Fame and fortune have always been the motivating factors in teen prodigies heading into public careers, whether it be acting, singing, or smacking a felt ball with a stringed racket. And tennis, in particular, has built an entire infrastructure of coaches and academies to develop and support young talent. Yet, for the moment at least, the trend is away from taking to the court when friends are taking spelling tests.
"Ten years ago, a lot of my students turned pro," says Nick Bollettieri of Bollettieri Tennis Academy in Bradenton, Fla., which produced Andre Agassi and Monica Seles. "But 75 percent of the sponsorship money has dried up, so my recommendation is to go to college for at least two years."
In other sports from hockey to golf, however, the opposite is true. The money is there, and the rise of traveling teams and personal coaches has done for these athletes what tennis academies have done for budding players: accelerate the athletic learning curve. This year, for example, Michelle Wie became the youngest player, at 13, to make the cut at a Ladies Professional Golf Association event. "Part of this is an outgrowth of the specialization of youth sports," says Dr. Tripps.
For their part, baseball and hockey have extensive minor-league and developmental systems. Pittsburgh Penguins goalie Marc-Andre Fleury, in fact, has been playing in the Quebec junior leagues for three years.
Basketball, however, has always depended on universities to refine raw talent. Now, for the first time, that burden is falling on the league itself.
To be sure, extraordinary basketball players from Earvin "Magic" Johnson to Michael Jordan have left college early to turn pro. But during the past 10 years, elite players like this year's 18-year-old phenom, LeBron James, have been increasingly joined by the merely middling. The results have reshaped pro basketball in America. The quality of play has declined as players untempered by the crucible of the college game learn in the pros. Off the court, a new generation of athletes is being thrown into an adult world without a safety net.
Reflecting a broader trend, eight of the 22 high-schoolers who entered the NBA draft between 1995 and 2002 have disappeared from the league entirely. Two years ago, the NBA responded by establishing the National Basketball Development League. It's a lesson that the college-dependent National Football League might have to learn as well. Ohio State sophomore Maurice Clarett is suing the league over a rule that players cannot enter the draft until they've been out of high school for three years. A ruling is expected in February.
In essence, experts say, basketball - and perhaps soon football - is learning that a college system ostensibly based on academics cannot fulfill all the needs of pro sports development.
European soccer clubs realized that long ago, starting their own academies for the express purpose of creating pro athletes. That's why Major League Soccer snatched up Freddy Adu so early. Indeed, for America's top soccer stars, the question is not MLS or college, it's MLS or Europe.

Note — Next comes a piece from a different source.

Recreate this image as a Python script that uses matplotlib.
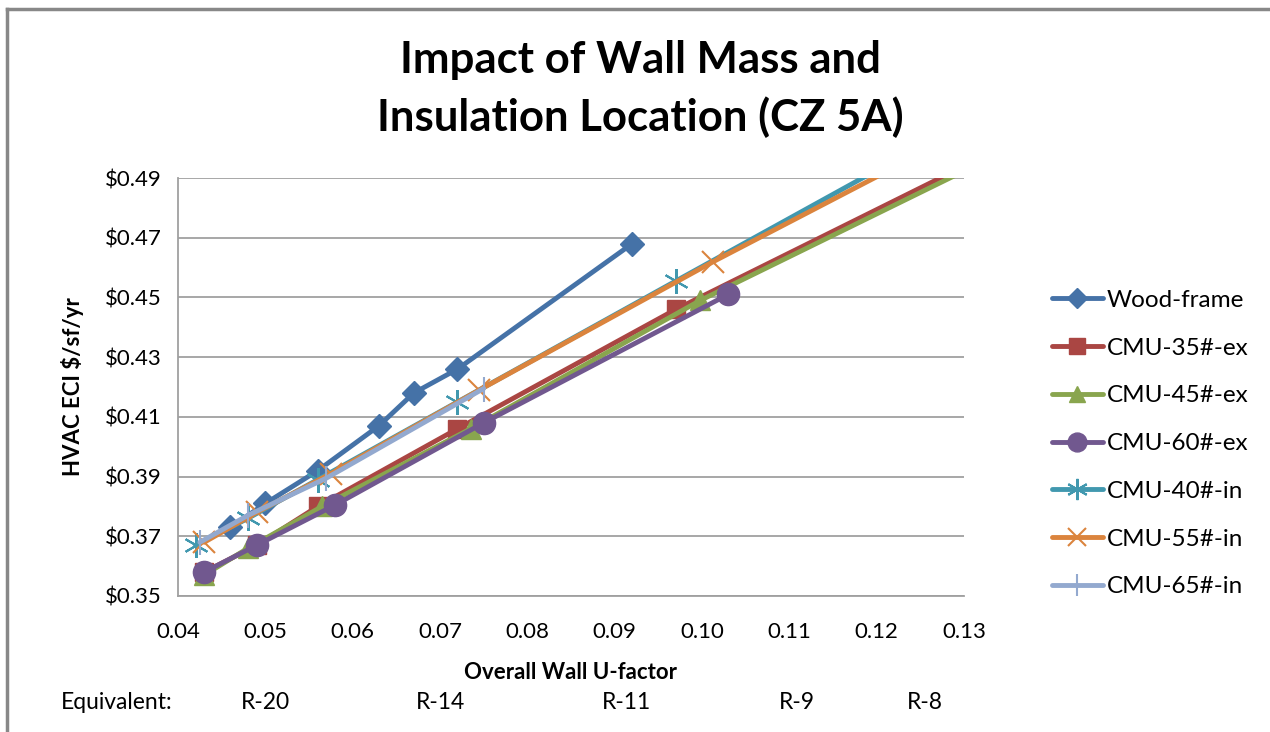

The overseas competition has forced MLS to become a model for how to integrate very young talent into a professional atmosphere. Top-level prospects receive a $37,500 scholarship in case they want to go back to college. They receive one of four developmental roster spots on the team, which are saved only for young players. And living arrangements are made.
That's what sold Adu. After finishing as second leading scorer in this year's Under-17 World Cup, clubs such as Inter Milan and Manchester United were already after him. But as a member of D.C. United, he could still live with his family in Washington.
"What's happening [in sports] is that these sorts of [age] restrictions are breaking down," says Ivan Gazidis, deputy commissioner of MLS. "It's not a new thing in soccer, though."